Cinlerle insanların irtibata geçmesi olayları özellikle Hristiyanlarda daha çok görülmekte. Hristiyanlarda papazlar az yerler az uyurlar şeytan ve tayfayı cinle irtibat geçerler. Sonrada istidraç göstererek insanları etkilerler. Papazın kerameti varmış gibi bağlanırlar. Bizde Tayfayı cinle uğraşmak men edilmiştir. Cenabı Zülcelal Hz.leri men ediyor, Rasulullah (sav) Efendimiz men ediyor.

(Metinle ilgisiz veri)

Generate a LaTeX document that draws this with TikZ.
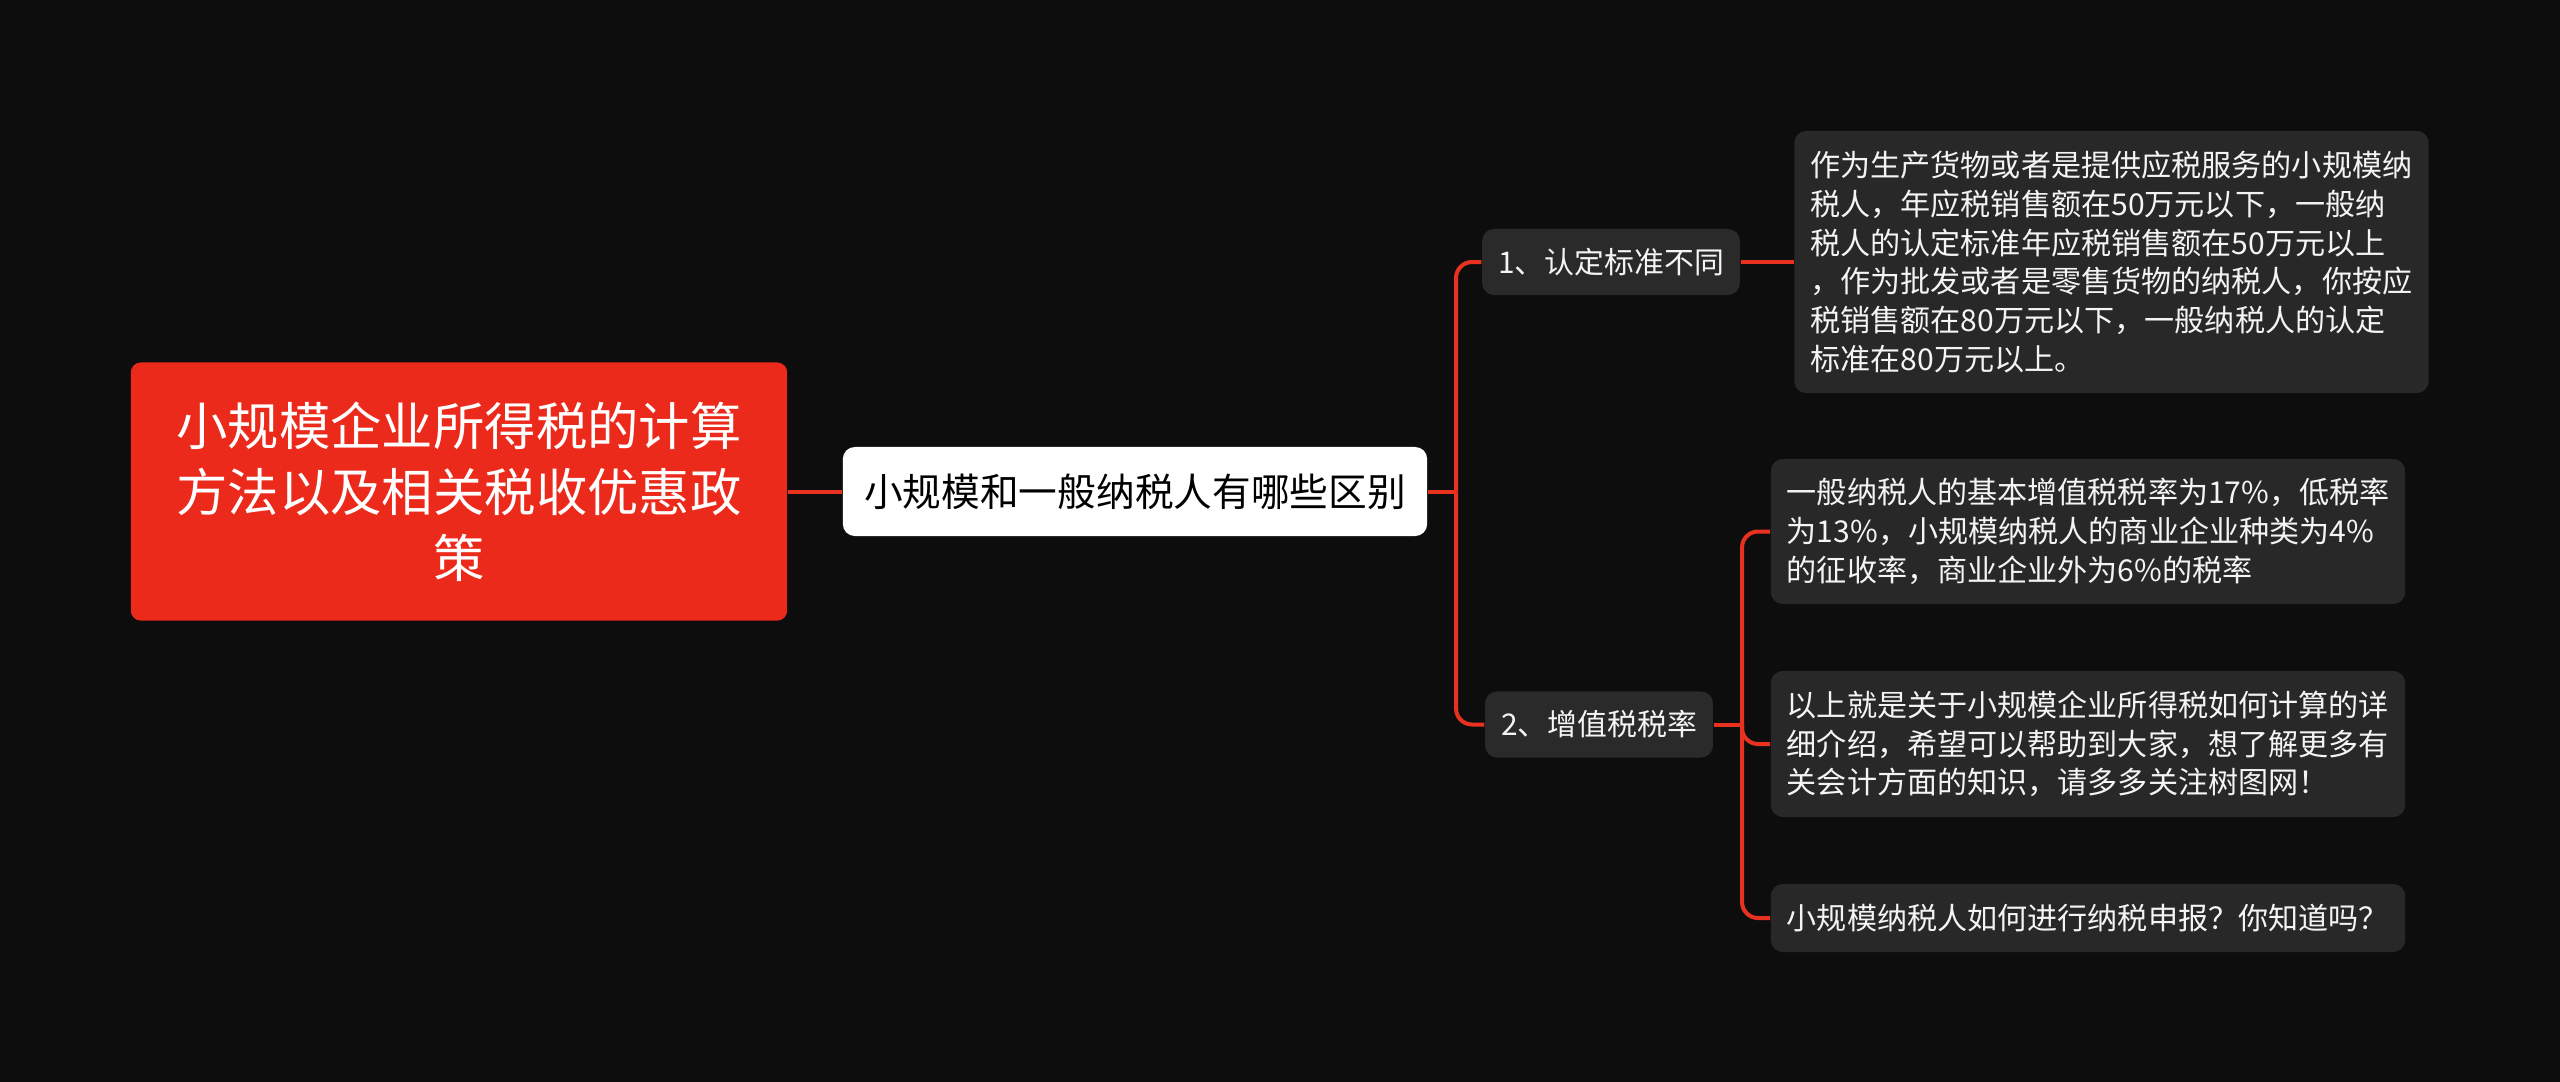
\documentclass[tikz,border=0pt]{standalone}
\usepackage{fontspec}
\setmainfont{Noto Sans CJK SC}
\usepackage{tikz}
\usepackage{xcolor}

\definecolor{bgdark}{HTML}{0D0D0D}
\definecolor{rootred}{HTML}{EC2A1B}
\definecolor{linkred}{HTML}{E8321F}
\definecolor{topicgray}{HTML}{2A2A2A}
\definecolor{leafgray}{HTML}{282828}
\definecolor{textwhite}{HTML}{F4F4F4}

\begin{document}
\begin{tikzpicture}[
    x=0.01cm, y=-0.01cm,
    link/.style={draw=linkred, line width=0.04cm, rounded corners=0.16cm},
    rootbox/.style={fill=rootred, rounded corners=0.1cm, text=white, align=center,
        minimum width=6.56cm, minimum height=2.58cm,
        font=\fontsize{14.6pt}{18.8pt}\selectfont},
    subbox/.style={fill=white, rounded corners=0.12cm, text=black,
        minimum width=5.84cm, minimum height=0.89cm,
        font=\fontsize{11pt}{13pt}\selectfont},
    topicbox/.style={fill=topicgray, rounded corners=0.12cm, text=textwhite,
        inner xsep=0.16cm, minimum height=0.66cm,
        font=\fontsize{8.5pt}{11pt}\selectfont},
    leafbox/.style={fill=leafgray, rounded corners=0.12cm, text=textwhite,
        align=left, text width=6.02cm, inner xsep=0.16cm,
        font=\fontsize{8.56pt}{11pt}\selectfont}
]
    % Background
    \useasboundingbox (0,0) rectangle (2560,1081);
    \fill[bgdark] (-20,-20) rectangle (2580,1101);

    % Main nodes
    \node[rootbox] (root) at (459,491.5) {小规模企业所得税的计算\\方法以及相关税收优惠政\\策};
    \node[subbox] (diff) at (1135,491.5) {小规模和一般纳税人有哪些区别};

    \node[topicbox] (std) at (1611,262) {1、认定标准不同};
    \node[topicbox] (rate) at (1599,724.5) {2、增值税税率};

    % Leaves
    \node[leafbox, minimum height=2.62cm] (stdtext) at (2111.5,262) {作为生产货物或者是提供应税服务的小规模纳\\税人，年应税销售额在50万元以下，一般纳\\税人的认定标准年应税销售额在50万元以上\\，作为批发或者是零售货物的纳税人，你按应\\税销售额在80万元以下，一般纳税人的认定\\标准在80万元以上。};
    \node[leafbox, minimum height=1.45cm] (ratetext) at (2088,531.5) {一般纳税人的基本增值税税率为17\%，低税率\\为13\%，小规模纳税人的商业企业种类为4\%\\的征收率，商业企业外为6\%的税率};
    \node[leafbox, minimum height=1.46cm] (summary) at (2088,744) {以上就是关于小规模企业所得税如何计算的详\\细介绍，希望可以帮助到大家，想了解更多有\\关会计方面的知识，请多多关注树图网！};
    \node[leafbox, minimum height=0.68cm] (report) at (2088,918) {小规模纳税人如何进行纳税申报？你知道吗？};

    % Connectors
    \coordinate (fork1) at (1456,491.5);
    \coordinate (fork2) at (1742,724.5);
    \draw[link] (root.east) -- (diff.west);
    \draw[link] (diff.east) -- (fork1);
    \draw[link] (fork1) |- (std.west);
    \draw[link] (fork1) |- (rate.west);
    \draw[link] (std.east) -- (stdtext.west);
    \draw[link] (rate.east) -- (fork2);
    \draw[link] (fork2) |- (ratetext.west);
    \draw[link] (fork2) |- (summary.west);
    \draw[link] (fork2) |- (report.west);
\end{tikzpicture}
\end{document}
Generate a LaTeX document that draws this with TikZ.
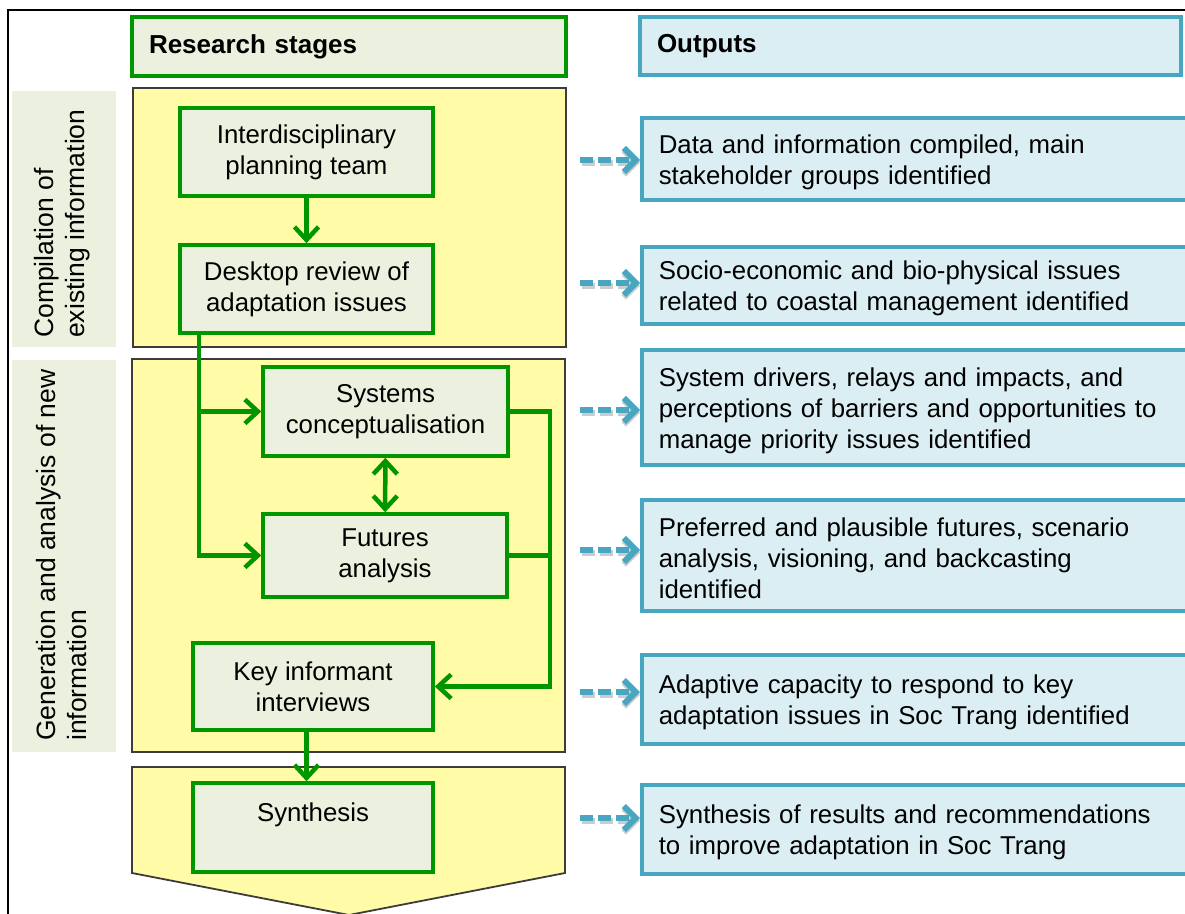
\documentclass[tikz,border=0pt]{standalone}
\usepackage{fontspec}
\setmainfont{Liberation Sans}
\usetikzlibrary{arrows.meta,calc}
\definecolor{grn}{RGB}{0,150,0}
\definecolor{grnfill}{RGB}{235,241,222}
\definecolor{yel}{RGB}{255,251,166}
\definecolor{blu}{RGB}{72,166,192}
\definecolor{blufill}{RGB}{219,238,244}
\definecolor{panelline}{RGB}{60,60,60}
% taller first line so the output texts sit a little lower in their boxes
\newcommand{\outstrut}{\rule{0pt}{25pt}}
\begin{document}
\begin{tikzpicture}[x=1pt,y=-1pt,
  every node/.style={font=\fontsize{25.8}{31}\selectfont, text=black},
  stagebox/.style={draw=grn, line width=3.6pt, fill=grnfill, align=center, inner sep=0pt},
  headgrn/.style={draw=grn, line width=3.6pt, fill=grnfill, align=left, inner xsep=17pt, inner ysep=0pt,
    minimum height=59pt, font=\fontsize{26}{30}\selectfont\bfseries},
  headblu/.style={draw=blu, line width=3.6pt, fill=blufill, align=left, inner xsep=17pt, inner ysep=0pt,
    minimum height=58pt, font=\fontsize{26}{30}\selectfont\bfseries},
  outbox/.style={draw=blu, line width=3.6pt, fill=blufill, align=left, anchor=north west,
    inner xsep=17pt, inner ysep=0pt, text width=526pt},
  sidebox/.style={fill=grnfill, inner sep=0pt},
  sidetext/.style={rotate=90, anchor=west, align=left, inner sep=0pt, font=\fontsize{26.5}{31}\selectfont},
  panel/.style={draw=panelline, line width=1.8pt, fill=yel, inner sep=0pt},
  tipg/.tip={Straight Barb[length=13pt,width=24pt]},
  flow/.style={draw=grn, line width=4.5pt, -tipg},
  flowboth/.style={draw=grn, line width=4.5pt, tipg-tipg},
  outarrow/.style={blu, line width=6pt, dash pattern=on 13pt off 5pt, -{Straight Barb[length=12pt,width=24pt]}},
  outshadow/.style={black!20, line width=6pt, dash pattern=on 13pt off 5pt, -{Straight Barb[length=12pt,width=24pt]}},
]
\useasboundingbox (0,0) rectangle (1185,913);
\fill[white] (0,0) rectangle (1185,913);
\clip (0,0) rectangle (1185,913);

% outer frame
\draw[line width=2.2pt] (1200,10) -- (8,10) -- (8,930);

% column headers
\node[headgrn, text width=400pt] (hstages) at (349,46.5) {Research stages};
\node[headblu, text width=507pt] (houts) at (910.5,46) {Outputs};

% phase labels on the left
\node[sidebox, minimum width=104pt, minimum height=256pt] (lab1) at (64,219) {};
\node[sidetext] (lab1txt) at (62,338) {Compilation of\\existing information};
\node[sidebox, minimum width=104pt, minimum height=392pt] (lab2) at (64,556) {};
\node[sidetext] (lab2txt) at (62,741) {Generation and analysis of new\\information};

% yellow phase panels
\node[panel, minimum width=433pt, minimum height=259pt] (p1) at (349.5,217.5) {};
\node[panel, minimum width=433pt, minimum height=393pt] (p2) at (348.5,555.5) {};
\draw[draw=panelline, line width=1.8pt, fill=yel]
  (132,767) -- (565,767) -- (565,873) -- (349,915) -- (132,873) -- cycle;

% research stages
\node[stagebox, minimum width=253pt, minimum height=88pt] (ipt) at (306.5,152) {Interdisciplinary\\planning team};
\node[stagebox, minimum width=253pt, minimum height=88pt] (dr) at (306.5,289) {Desktop review of\\adaptation issues};
\node[stagebox, minimum width=245pt, minimum height=89pt] (sc) at (385.5,411.5) {Systems\\conceptualisation};
\node[stagebox, minimum width=244pt, minimum height=83pt] (fa) at (385,555.5) {Futures\\analysis};
\node[stagebox, minimum width=240pt, minimum height=87pt] (ki) at (313,686.5) {Key informant\\interviews};
\node[stagebox, minimum width=240pt, minimum height=89pt] (syn) at (313,827.5) {Synthesis\\\mbox{}};

% flow between stages
\draw[flow] (ipt) -- (dr);
\coordinate (bus) at ($(dr.south west)+(21,0)$);
\draw[flow] (bus) |- (fa.west);
\draw[flow] (bus |- sc.west) -- (sc.west);
\draw[flowboth] (sc) -- (fa);
\coordinate (rbus) at (550,411);
\draw[flow] (sc.east) -- (sc.east -| rbus) |- (ki.east);
\draw[draw=grn, line width=4.5pt] (fa.east) -- (fa.east -| rbus);
\draw[flow] (ki.south -| ipt.south) -- (syn.north -| ipt.south);

% outputs
\node[outbox, minimum width=560pt, minimum height=82pt] (o1) at (640,116)
  {\outstrut Data and information compiled, main\\stakeholder groups identified};
\node[outbox, minimum width=560pt, minimum height=77pt] (o2) at (640,245)
  {\outstrut Socio-economic and bio-physical issues\\related to coastal management identified};
\node[outbox, minimum width=560pt, minimum height=115pt] (o3) at (640,348)
  {\outstrut System drivers, relays and impacts, and\\perceptions of barriers and opportunities to\\manage priority issues identified};
\node[outbox, minimum width=560pt, minimum height=111pt] (o4) at (640,498)
  {\outstrut Preferred and plausible futures, scenario\\analysis, visioning, and backcasting\\identified};
\node[outbox, minimum width=560pt, minimum height=89pt] (o5) at (640,653)
  {\outstrut Adaptive capacity to respond to key\\adaptation issues in Soc Trang identified};
\node[outbox, minimum width=560pt, minimum height=89pt] (o6) at (640,783)
  {\outstrut Synthesis of results and recommendations\\to improve adaptation in Soc Trang};

% dashed links from stages to outputs
\foreach \n/\yy in {1/160,2/283,3/410,4/550,5/692,6/818}{
  \coordinate (s\n) at (580,\yy);
  \coordinate (sh\n) at (581.5,\yy+2.5);
  \draw[outshadow] (sh\n) -- (sh\n -| o\n.west);
  \draw[outarrow] (s\n) -- (s\n -| o\n.west);
}
\end{tikzpicture}
\end{document}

Devamlı Abdestli olmaya dikkat edelim. Abdest aldığımız zaman tayfayı cin de şeytan da kaçar. Euzu besmele çektiğin zaman kaçarlar. Namaz kılınan eve gelmeleri mümkün değil. Ezan okunan eve gelmeleri mümkün değil. İbadet yapılan eve gelmeleri mümkün değil kaçarlar onun için Kur’ana Kerim çok okuyup Allahu Teâlâ’yı çokça zikredelim inşallah. Buyurmuşlardır.
[1] TDV İslam Ansik.
[2] Zâriyât Sûresi 56
[3] En’âm Suresi 130
[4] Ahkaf Suresi 29
[5] Cin Suresi 1-19
[6] Kehf suresi 50
[7] Tahrim Suresi 6
[8] Hicr Suresi 26,27
[9] Müslim, Zühd 60. Ayrıca bk. Ahmed İbni Hanbel, Müsned, VI, 153, 168
[10] En’âm Suresi 112
[11] Rahmân Suresi 31
[12] Neml Suresi 39
[13] A’râf Suresi 179
[14] Neml Suresi 17
[15] Sebe Suresi 14
[16] Kehf Suresi 50
[17] Rudani, C. 1, H.no: 503, s. 182.
[18] Buhari, C.7, H.no: 59- Kitabu Bedi'l Halk 120, s.3095.
[19] Rudani, C. 1, H.no: 444, s. 167
[20] Tirmizi, C.1, H.no: 603, s. 408.
[21] Tirmizi, C.3, H.no: 2315, s. 444.
[22] Müslim, Münâfikîn: 69; İbn Hanbel, Müsned: 1/257, 385, 401, 460
[23] İmam Şibli, Cinlerin Esrarı, s. 32.